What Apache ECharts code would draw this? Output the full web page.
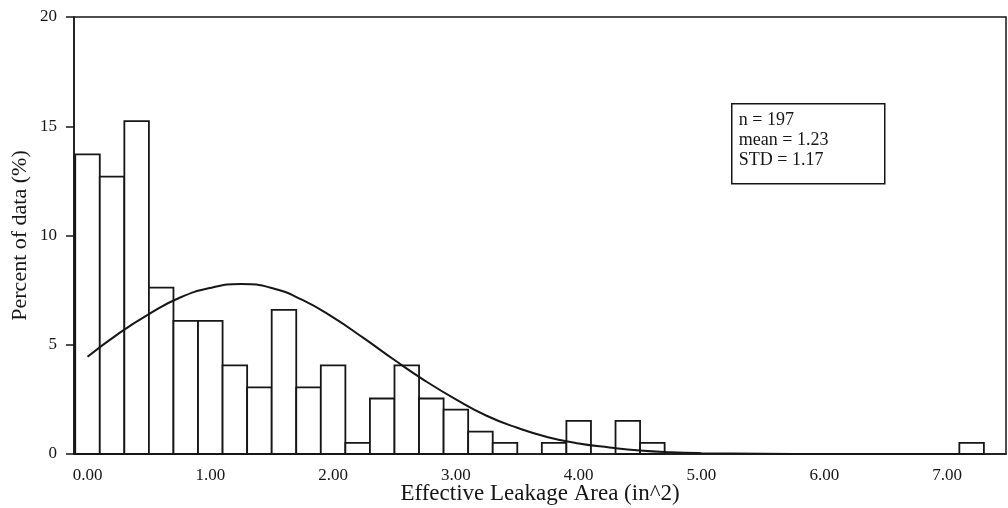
<!DOCTYPE html>
<html>
<head>
<meta charset="utf-8">
<script src="https://cdn.jsdelivr.net/npm/echarts@6/dist/echarts.min.js"></script>
<style>
html,body{margin:0;padding:0;background:#fff;}
#main{width:1008px;height:508px;}
</style>
</head>
<body>
<div id="main"></div>
<script>
// Histogram bin centres (in^2) and percent of data
var binCenters = [0.0, 0.2, 0.4, 0.6, 0.8, 1.0, 1.2, 1.4, 1.6, 1.8, 2.0, 2.2, 2.4, 2.6, 2.8, 3.0, 3.2, 3.4, 3.8, 4.0, 4.4, 4.6, 7.2];
var binPercent = [13.71, 12.69, 15.23, 7.61, 6.09, 6.09, 4.06, 3.05, 6.60, 3.05, 4.06, 0.51, 2.54, 4.06, 2.54, 2.03, 1.02, 0.51, 0.51, 1.52, 1.52, 0.51, 0.51];
var binWidth = 0.2;

// Fitted normal curve
var curveX = [0, 0.25, 0.5, 0.75, 1.0, 1.25, 1.5, 1.75, 2.0, 2.25, 2.5, 2.75, 3.0, 3.25, 3.5, 3.75, 4.0, 4.25, 4.5, 4.75, 5.0, 5.5, 6.0, 6.5, 7.0, 7.2];
var curveY = [4.45, 5.5, 6.4, 7.15, 7.6, 7.78, 7.6, 7.05, 6.25, 5.3, 4.3, 3.35, 2.5, 1.75, 1.2, 0.77, 0.48, 0.3, 0.16, 0.08, 0.04, 0.01, 0, 0, 0, 0];

var xTickValues = [0, 1, 2, 3, 4, 5, 6, 7];
var statsLines = ['n = 197', 'mean = 1.23', 'STD = 1.17'];

var xAxisName = 'Effective Leakage Area (in^2)';
var yAxisName = 'Percent of data (%)';

var FONT = '"Liberation Serif", "DejaVu Serif", serif';
var INK = '#161616';

var barData = binCenters.map(function (c, i) { return [c, binPercent[i]]; });
var lineData = curveX.map(function (x, i) { return [x, curveY[i]]; });

var chart = echarts.init(document.getElementById('main'), null, {renderer: 'canvas'});
chart.setOption({
  backgroundColor: '#fff',
  animation: false,
  grid: {left: 74, right: 2, top: 17, bottom: 54, containLabel: false, outerBoundsMode: 'none',
         show: true, borderColor: INK, borderWidth: 1.5, backgroundColor: 'transparent'},
  xAxis: {
    type: 'value', min: -0.11, max: 7.48,
    name: xAxisName, nameLocation: 'middle', nameGap: 28, nameMoveOverlap: false,
    nameTextStyle: {fontFamily: FONT, fontSize: 23, color: INK},
    axisLine: {show: true, onZero: false, lineStyle: {color: INK, width: 1.5}},
    axisTick: {show: false, customValues: xTickValues},
    splitLine: {show: false},
    axisLabel: {
      customValues: xTickValues, margin: 13,
      fontFamily: FONT, fontSize: 17, color: INK,
      formatter: function (v) { return v.toFixed(2); }
    }
  },
  yAxis: {
    type: 'value', min: 0, max: 20, interval: 5,
    name: yAxisName, nameLocation: 'middle', nameGap: 43, nameRotate: 90, nameMoveOverlap: false,
    nameTextStyle: {fontFamily: FONT, fontSize: 22, color: INK},
    axisLine: {show: true, onZero: false, lineStyle: {color: INK, width: 1.5}},
    axisTick: {show: true, inside: false, length: 8, lineStyle: {color: INK, width: 1.5}},
    splitLine: {show: false},
    axisLabel: {margin: 17, fontFamily: FONT, fontSize: 17, color: INK}
  },
  series: [
    {
      type: 'custom',
      data: barData,
      renderItem: function (params, api) {
        var c = api.value(0), v = api.value(1);
        var p0 = api.coord([c - binWidth / 2, v]);
        var p1 = api.coord([c + binWidth / 2, 0]);
        return {
          type: 'rect',
          shape: {x: p0[0], y: p0[1], width: p1[0] - p0[0], height: p1[1] - p0[1]},
          style: {fill: '#fff', stroke: INK, lineWidth: 1.8}
        };
      },
      z: 2
    },
    {
      type: 'line',
      data: lineData,
      smooth: true,
      showSymbol: false,
      lineStyle: {color: INK, width: 2},
      z: 3
    }
  ],
  graphic: [
    {
      type: 'group', left: 731, top: 103, z: 10,
      children: [
        {type: 'rect', shape: {x: 0, y: 0, width: 153, height: 80}, style: {fill: '#fff', stroke: INK, lineWidth: 1.5}},
        {type: 'text', left: 7, top: 7, style: {text: statsLines.join('\n'), font: '18px ' + FONT, fill: INK, lineHeight: 20}}
      ]
    }
  ]
});
</script>
</body>
</html>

• • • • •

### Problem to solve
Go from the first line of the listing to the line holding "var binWidth = 0.2;" and, please, transcribe those lines exactly, both included, with no pictures.

### Solution to the problem
What Apache ECharts code would draw this? Output the full web page.
<!DOCTYPE html>
<html>
<head>
<meta charset="utf-8">
<script src="https://cdn.jsdelivr.net/npm/echarts@6/dist/echarts.min.js"></script>
<style>
html,body{margin:0;padding:0;background:#fff;}
#main{width:1008px;height:508px;}
</style>
</head>
<body>
<div id="main"></div>
<script>
// Histogram bin centres (in^2) and percent of data
var binCenters = [0.0, 0.2, 0.4, 0.6, 0.8, 1.0, 1.2, 1.4, 1.6, 1.8, 2.0, 2.2, 2.4, 2.6, 2.8, 3.0, 3.2, 3.4, 3.8, 4.0, 4.4, 4.6, 7.2];
var binPercent = [13.71, 12.69, 15.23, 7.61, 6.09, 6.09, 4.06, 3.05, 6.60, 3.05, 4.06, 0.51, 2.54, 4.06, 2.54, 2.03, 1.02, 0.51, 0.51, 1.52, 1.52, 0.51, 0.51];
var binWidth = 0.2;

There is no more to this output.